Any eventual product launch would have drawn learnings from some of News Corp.’s success in TV to create a single customer entry point to multiple providers’ content. That industry had been surprised by the turn-out of Hulu, the VOD platform co-owned by News Corp.’s Fox with ABC (NYSE: DIS) and NBC Universal (NYSE: GE), which might have been a dud but which emerged as a supremely usable TV aggregator that is revolutionizing U.S. viewing. (One source who saw the potential product from Alesia told us it would have been as surprising as Hulu, in a positive way).
And News Corp already has experience running a paid platform for multiple operators’ content through a a single gateway of it’s own – successful pay-TV platform Sky has 9.56 million subscribers to its bouquets of own-brand and third-party satellite channels.

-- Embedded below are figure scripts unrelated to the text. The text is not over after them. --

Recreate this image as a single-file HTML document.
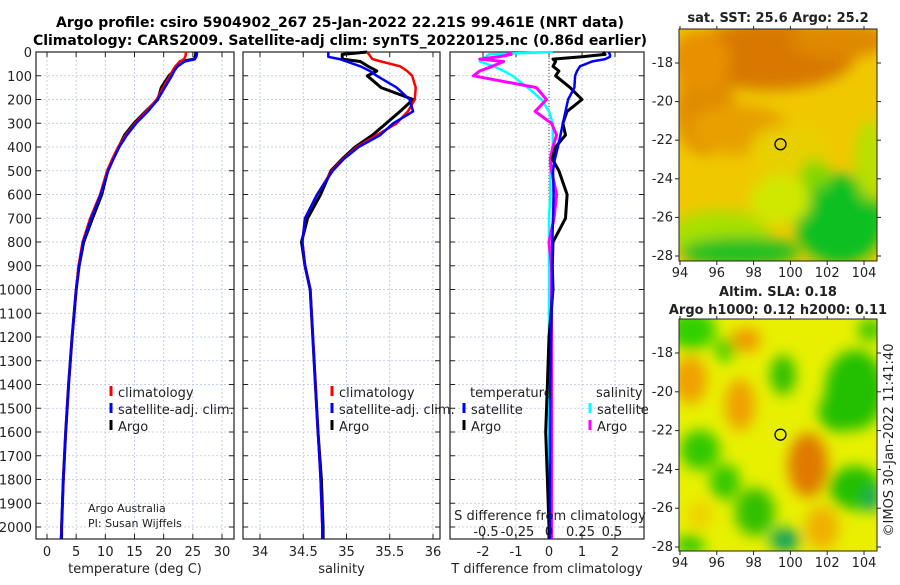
<!DOCTYPE html>
<html><head><meta charset="utf-8"><style>
body{margin:0;background:#fff}
svg text{font-family:"DejaVu Sans","Liberation Sans",sans-serif}
</style></head><body>
<svg id="s" width="900" height="580" xmlns="http://www.w3.org/2000/svg">
<defs>
<filter id="b1" x="-50%" y="-50%" width="200%" height="200%"><feGaussianBlur stdDeviation="7"/></filter>
<clipPath id="cm1"><rect x="679" y="29" width="198" height="232"/></clipPath>
<clipPath id="cm2"><rect x="679" y="319" width="198" height="232"/></clipPath>
</defs>
<text x="340" y="27" text-anchor="middle" font-size="14" font-weight="bold">Argo profile: csiro 5904902_267 25-Jan-2022 22.21S 99.461E (NRT data)</text>
<text x="340" y="45" text-anchor="middle" font-size="14" font-weight="bold">Climatology: CARS2009. Satellite-adj clim: synTS_20220125.nc (0.86d earlier)</text>
</svg>
<script>
const depths=[0,10,20,30,40,60,80,100,150,200,250,300,350,400,450,500,600,700,800,900,1000,1200,1400,1600,1800,2000,2050];
const tClim=[23.8,23.8,23.7,23.5,22.8,22.0,21.5,21.1,19.9,18.8,17.0,15.1,13.5,12.2,11.2,10.3,9.1,7.4,6.1,5.4,5.0,4.3,3.7,3.2,2.8,2.5,2.4];
const tSat=[25.7,25.7,25.6,25.3,23.6,22.4,21.8,21.4,20.2,19.0,17.3,15.3,13.7,12.4,11.4,10.5,9.2,7.6,6.2,5.5,5.0,4.3,3.7,3.2,2.8,2.5,2.4];
const tArgo=[25.5,25.5,25.4,25.3,22.8,22.2,21.7,20.9,19.6,19.0,16.9,14.9,13.3,12.3,11.3,10.4,9.4,7.8,6.3,5.5,5.0,4.3,3.7,3.2,2.8,2.5,2.5];
const sClim=[35.24,35.26,35.28,35.30,35.40,35.62,35.70,35.76,35.80,35.79,35.71,35.58,35.35,35.12,34.96,34.83,34.66,34.52,34.49,34.52,34.58,34.61,34.64,34.67,34.70,34.72,34.72];
const sSat=[34.79,34.79,34.79,34.92,35.00,35.16,35.27,35.35,35.58,35.73,35.77,35.54,35.39,35.14,34.97,34.84,34.66,34.52,34.49,34.52,34.58,34.61,34.64,34.67,34.70,34.72,34.72];
const sArgo=[35.24,34.95,34.95,34.95,35.16,35.25,35.35,35.24,35.40,35.77,35.62,35.46,35.30,35.10,34.95,34.82,34.70,34.55,34.48,34.52,34.58,34.61,34.64,34.67,34.71,34.73,34.73];
const dtSat=[1.8,1.85,1.85,1.7,1.3,0.94,0.85,0.79,0.77,0.58,0.5,0.42,0.35,0.27,0.18,0.12,0.14,0.12,0.1,0.1,0.1,0.06,0.04,0.03,0.03,0.03,0.03];
const dtArgo=[1.64,1.7,1.0,0.12,0.2,0.12,0.3,0.2,0.64,1.0,0.55,0.42,0.5,0.2,0.1,0.3,0.55,0.5,0.12,0.1,0.12,0.0,-0.05,-0.1,-0.05,0.0,0.0];
const dsSat=[0.03,-0.48,-0.50,-0.53,-0.55,-0.44,-0.36,-0.29,-0.17,-0.06,0.0,0.03,0.03,0.03,0.02,0.01,0.01,0.0,0.0,0.0,0.0,0.0,0.0,0.0,0.0,0.0,0.0];
const dsArgo=[-0.33,-0.30,-0.40,-0.55,-0.36,-0.45,-0.55,-0.60,-0.10,-0.02,-0.11,0.02,0.06,0.03,0.01,0.02,0.06,0.04,0.0,0.02,0.02,0.02,0.02,0.02,0.02,0.02,0.02];
const depthTicks=[0,100,200,300,400,500,600,700,800,900,1000,1100,1200,1300,1400,1500,1600,1700,1800,1900,2000];
const tTicks=[0,5,10,15,20,25,30];
const sTicks=[34,34.5,35,35.5,36];
const sTickLabels=["34","34.5","35","35.5","36"];
const dTicks=[-2,-1,0,1,2];
const dsTicks=[-0.5,-0.25,0,0.25,0.5];
const latTicks=[-18,-20,-22,-24,-26,-28];
const lonTicks=[94,96,98,100,102,104];

const svg=document.getElementById('s');const NS='http://www.w3.org/2000/svg';
function el(tag,attrs,parent){const e=document.createElementNS(NS,tag);for(const k in attrs)e.setAttribute(k,attrs[k]);(parent||svg).appendChild(e);return e;}
function txt(x,y,s,size,anchor,parent){const t=el('text',{x:x,y:y,'font-size':size,'text-anchor':anchor||'middle',fill:'#222'},parent);t.textContent=s;return t;}
const Y=d=>52+0.2375*d;
const panels=[
 {x0:36,x1:234,f:v=>47+5.833*v,ticks:tTicks,labels:tTicks.map(String),label:'temperature (deg C)',name:'temperature-panel'},
 {x0:243,x1:440,f:v=>260+86.5*(v-34),ticks:sTicks,labels:sTickLabels,label:'salinity',name:'salinity-panel'},
 {x0:450,x1:644,f:v=>549+33*v,ticks:dTicks,labels:dTicks.map(String),label:'T difference from climatology',name:'difference-panel'}];
panels.forEach((p,i)=>{
 const g=el('g',{});
 
 
 depthTicks.forEach(d=>{el('line',{x1:p.x0,x2:p.x1,y1:Y(d),y2:Y(d),stroke:'#b8c4e0','stroke-width':0.8,'stroke-dasharray':'2,2'},g);
  el('line',{x1:p.x0,x2:p.x0+5,y1:Y(d),y2:Y(d),stroke:'#222'},g);el('line',{x1:p.x1,x2:p.x1-5,y1:Y(d),y2:Y(d),stroke:'#222'},g);
  if(i==0)txt(32,Y(d)+5,String(d),13,'end',g);});
 p.ticks.forEach((v,k)=>{const x=p.f(v);el('line',{x1:x,x2:x,y1:52,y2:539,stroke:'#b8c4e0','stroke-width':0.8,'stroke-dasharray':'2,2'},g);
  el('line',{x1:x,x2:x,y1:539,y2:534,stroke:'#222'},g);el('line',{x1:x,x2:x,y1:52,y2:57,stroke:'#222'},g);
  txt(x,556,p.labels[k],13,'middle',g);});
 el('rect',{x:p.x0,y:52,width:p.x1-p.x0,height:487,fill:'none',stroke:'#222','stroke-width':1.2},g);
 const xl=txt((p.x0+p.x1)/2,573,p.label,13,'middle',g);
 
 
 p.g=g;});
el('line',{x1:549,x2:549,y1:52,y2:539,stroke:'#444','stroke-width':1,'stroke-dasharray':'1,2'});
function line(vals,f,color,w,name){const pts=depths.map((d,k)=>f(vals[k]).toFixed(1)+','+Y(d).toFixed(1)).join(' ');
 const pl=el('polyline',{points:pts,fill:'none',stroke:color,'stroke-width':w,'stroke-linejoin':'round'});
 
 }
const P=panels;
line(tArgo,P[0].f,'#000',3,'temperature-argo-line');
line(tClim,P[0].f,'#f00',2.5,'temperature-climatology-line');
line(tSat,P[0].f,'#00f',2.5,'temperature-satellite-line');
line(sArgo,P[1].f,'#000',3,'salinity-argo-line');
line(sClim,P[1].f,'#f00',2.5,'salinity-climatology-line');
line(sSat,P[1].f,'#00f',2.5,'salinity-satellite-line');
const fs=v=>549+126*v;
line(dsSat,fs,'#0ff',2.5,'sdiff-satellite-line');
line(dsArgo,fs,'#f0f',3,'sdiff-argo-line');
line(dtArgo,P[2].f,'#000',3,'tdiff-argo-line');
line(dtSat,P[2].f,'#00f',2.5,'tdiff-satellite-line');
function leg(x,y,color,label,name){const g=el('g',{});
 
 
 el('line',{x1:x,x2:x,y1:y-11,y2:y-1,stroke:color,'stroke-width':3},g);txt(x+7,y,label,13,'start',g);}
leg(111,397,'#f00','climatology','legend-temp-climatology');
leg(111,414,'#00f','satellite-adj. clim.','legend-temp-satellite');
leg(111,431,'#000','Argo','legend-temp-argo');
leg(332,397,'#f00','climatology','legend-sal-climatology');
leg(332,414,'#00f','satellite-adj. clim.','legend-sal-satellite');
leg(332,431,'#000','Argo','legend-sal-argo');
txt(470,397,'temperature',13,'start');txt(596,397,'salinity',13,'start');
leg(464,414,'#00f','satellite','legend-tdiff-satellite');
leg(464,431,'#000','Argo','legend-tdiff-argo');
leg(590,414,'#0ff','satellite','legend-sdiff-satellite');
leg(590,431,'#f0f','Argo','legend-sdiff-argo');
txt(88,512,'Argo Australia',11,'start');txt(88,527,'PI: Susan Wijffels',11,'start');
txt(550,520,'S difference from climatology',13,'middle');
dsTicks.forEach(v=>txt(fs(v),536,String(v),13,'middle'));
const LX=v=>680+18.4*(v-94);
function mapFrame(top,bot,lat18,lat28,name){
 const LY=v=>lat18+(lat28-lat18)*(-18-v)/10;
 const g=el('g',{});
 
 
 el('rect',{x:679,y:top,width:198,height:bot-top,fill:'none',stroke:'#222','stroke-width':1},g);
 latTicks.forEach(v=>{const y=LY(v);el('line',{x1:877,x2:881,y1:y,y2:y,stroke:'#222'},g);el('line',{x1:679,x2:675,y1:y,y2:y,stroke:'#222'},g);txt(673,y+4,String(v),13,'end',g);});
 lonTicks.forEach(v=>{const x=LX(v);el('line',{x1:x,x2:x,y1:bot,y2:bot+4,stroke:'#222'},g);el('line',{x1:x,x2:x,y1:top,y2:top-3,stroke:'#222'},g);txt(x,bot+16,String(v),13,'middle',g);});
 el('circle',{cx:LX(99.461),cy:LY(-22.21),r:5.5,fill:'none',stroke:'#000','stroke-width':1.3},g);
 return g;}
const m1=el('g',{'clip-path':'url(#cm1)'});


el('rect',{x:679,y:29,width:198,height:232,fill:'#f0c800'},m1);
const fb=el('g',{filter:'url(#b1)'},m1);
[[770,55,85,35,'#d87800'],[705,110,30,45,'#e08c00'],[840,40,50,18,'#e08800'],[740,130,50,25,'#e8a000'],[700,60,30,30,'#e89000'],
 [790,150,40,25,'#e8d000'],[720,235,50,25,'#a8e000'],[840,220,45,45,'#10c020'],[740,252,60,15,'#20c020'],[780,200,30,25,'#d0e800'],[870,160,15,40,'#b8e000'],[815,175,15,15,'#80d800']].forEach(a=>el('ellipse',{cx:a[0],cy:a[1],rx:a[2],ry:a[3],fill:a[4]},fb));
const m2=el('g',{'clip-path':'url(#cm2)'});


el('rect',{x:679,y:319,width:198,height:232,fill:'#e8f000'},m2);
const fb2=el('g',{filter:'url(#b1)'},m2);
[[692,330,24,20,'#30d000'],[725,350,10,12,'#40d000'],[783,375,13,20,'#30c000'],[855,390,30,40,'#20c000'],[840,412,22,20,'#20c000'],[870,330,12,12,'#40c800'],
 [700,450,20,20,'#30c800'],[725,482,15,18,'#30c800'],[755,512,20,24,'#30c000'],[785,540,15,12,'#10a060'],[855,488,26,22,'#20c000'],[872,500,8,12,'#10a060'],[690,545,15,10,'#30c800'],
 [690,380,17,24,'#f0a000'],[746,340,15,12,'#f09800'],[740,405,15,26,'#f0a000'],[808,465,20,32,'#e07800'],[822,528,17,22,'#f0b000'],[700,515,12,14,'#f0d000']].forEach(a=>el('ellipse',{cx:a[0],cy:a[1],rx:a[2],ry:a[3],fill:a[4]},fb2));
mapFrame(29,261,63,256,'sst-map-axes');
mapFrame(319,551,353,547,'sla-map-axes');
txt(778,22,'sat. SST: 25.6 Argo: 25.2',13,'middle').setAttribute('font-weight','bold');
txt(778,296,'Altim. SLA: 0.18',13,'middle').setAttribute('font-weight','bold');
txt(778,314,'Argo h1000: 0.12 h2000: 0.11',13,'middle').setAttribute('font-weight','bold');
const c=txt(0,0,'©IMOS 30-Jan-2022 11:41:40',13,'middle');c.setAttribute('transform','translate(893,440) rotate(-90)');


</script>
</body></html>
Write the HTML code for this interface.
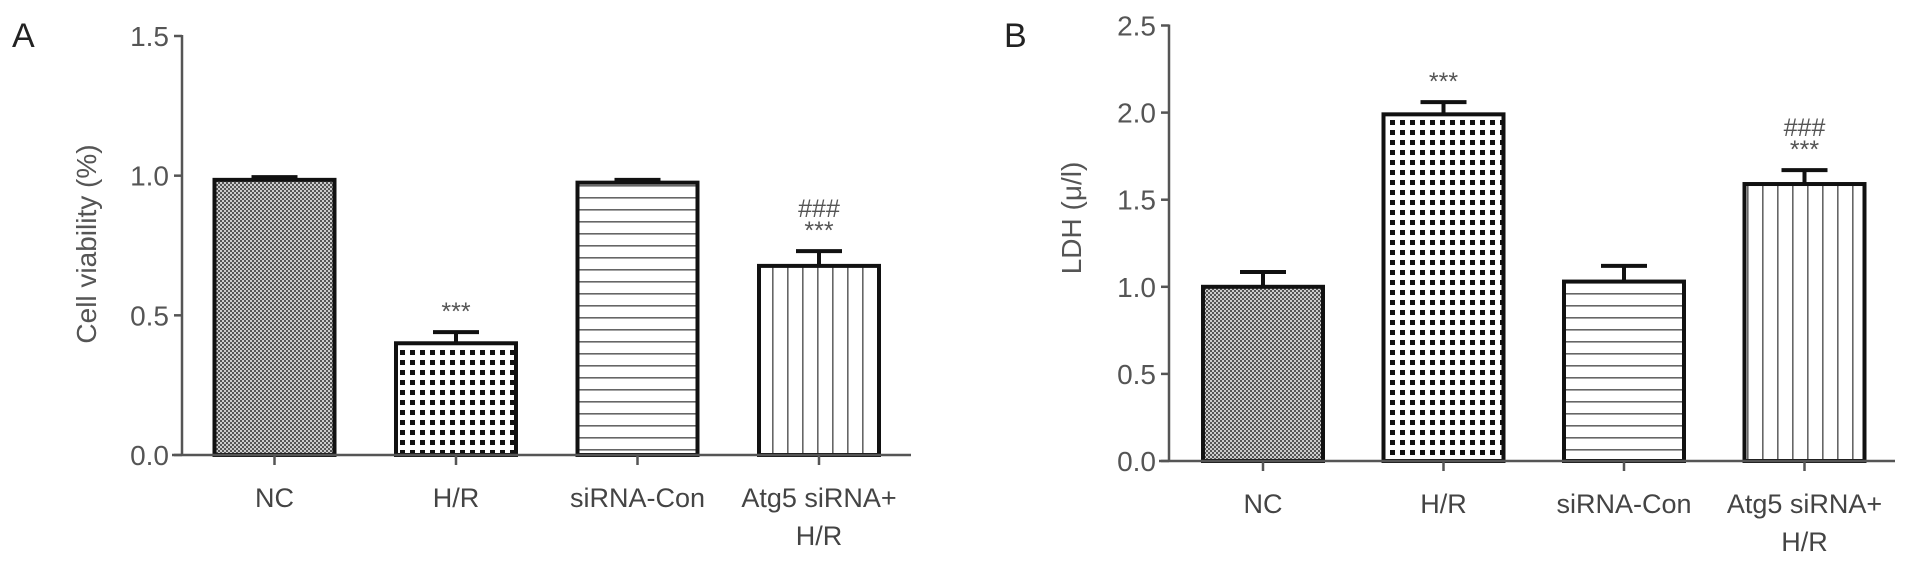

But, though Rupert Murdoch and News Corp.’s UK news titles remain firm in their strategy that news must be charged for, since Alesia was conceived about a year ago, some other publishers have held back from pushing the “paywall” switch and are remaining free while confidently going after mass audience scale in an advertising upturn on the web. Mail Online and Guardian.co.uk claim their half-year ad sales are up by 50 percent and more.
New channels like tablets also continue to give them commercial opportunities under their own steam without joining a consortium. Alesia would have posed such participants a big question – if they had put their content in to a News Corp-owned aggregator, what on earth would that have meant for the own-brand businesses they have been building for the last 15 years?
Putting the brakes on Alesia, however, won’t affect the Daily Planet project, nor will it dent News Corp.’s (NSDQ: NWS) excitement about that same tablet opportunity.
News Corp. still owns a stake in Steve Brill and Gordon Crovitz’s Journalism Online, which has been slowly rolling out tests its consumer-facing Press+ products for publishers. At the same time as that investment, News Corp also acquired the e-reading platform and IP of Hearst-incubated Skiff.